One person crosses and the rest don't follow. Someone on the team gets it. They build systems. They refine AI workflows. They operate at a different level. But they are alone. Their manager doesn't understand what they're doing. Their peers see it as tinkering. The organization has no structure to support or replicate what they've figured out. This person either burns out, frustrated that nobody else sees what they see, or they leave for an organization that does. The tragedy is that they had the answer. The org just didn't recognize it, scale it, or protect it. Individual brilliance without organizational support produces nothing lasting. Leadership has to recognize these people, elevate what they've built, and create the conditions for others to follow. If the first person who crosses the Bridge looks like an outlier instead of a pioneer, nobody follows.

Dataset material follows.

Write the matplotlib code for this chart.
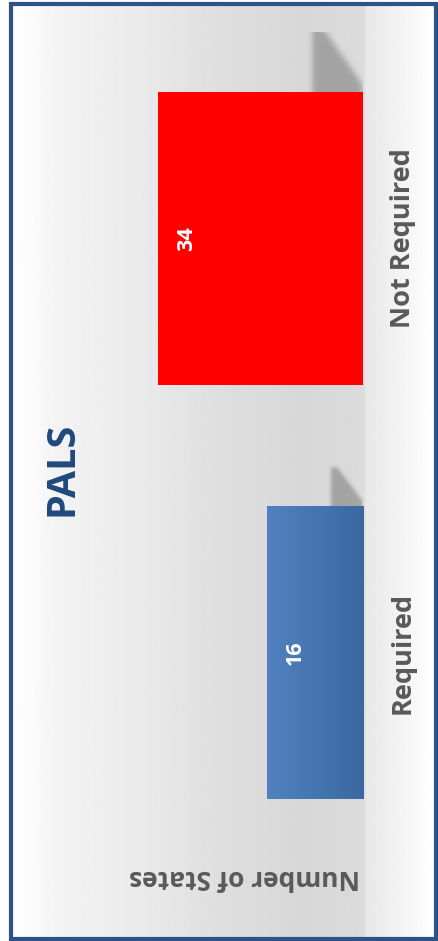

The data foundation isn't there. A leader reads about autonomous AI workflows and gets excited. They try to deploy agents on top of their existing stack. The CRM has stale data. The product usage analytics are structured for product decisions, not commercial decisions. The support system doesn't have an API that AI can consume. The agents run on bad inputs and produce bad outputs. The team tries the new workflow, gets unreliable results, and concludes that AI isn't ready for this. The technology wasn't the problem. The data was. Customer support has moved faster on AI adoption because the data was already structured and accessible. Tickets have clear inputs and outcomes. Revenue functions are messier. The data is more fragmented, more subjective, spread across more systems. You cannot skip the infrastructure. Autonomous systems built on a bad foundation will underperform, erode trust, and set back the entire transformation by months.

The org tries to do everything at once. Someone decides it's time for Era 3 and launches a full transformation. New comp plans, new team structure, new technology, new roles, all at the same time. The team is hit with so much change that they can't absorb any of it. Nothing gets adopted deeply because everything got deployed shallowly. The best transitions start with the ops function building the first autonomous workflows. Proving them out on a narrow use case. Building trust through demonstrated quality. Then expanding. Then changing the roles and comp to match. The sequence matters because each phase builds the foundation and the credibility for the next one. Skip the sequence and you end up with an org that is nominally in Era 3 but operationally in chaos.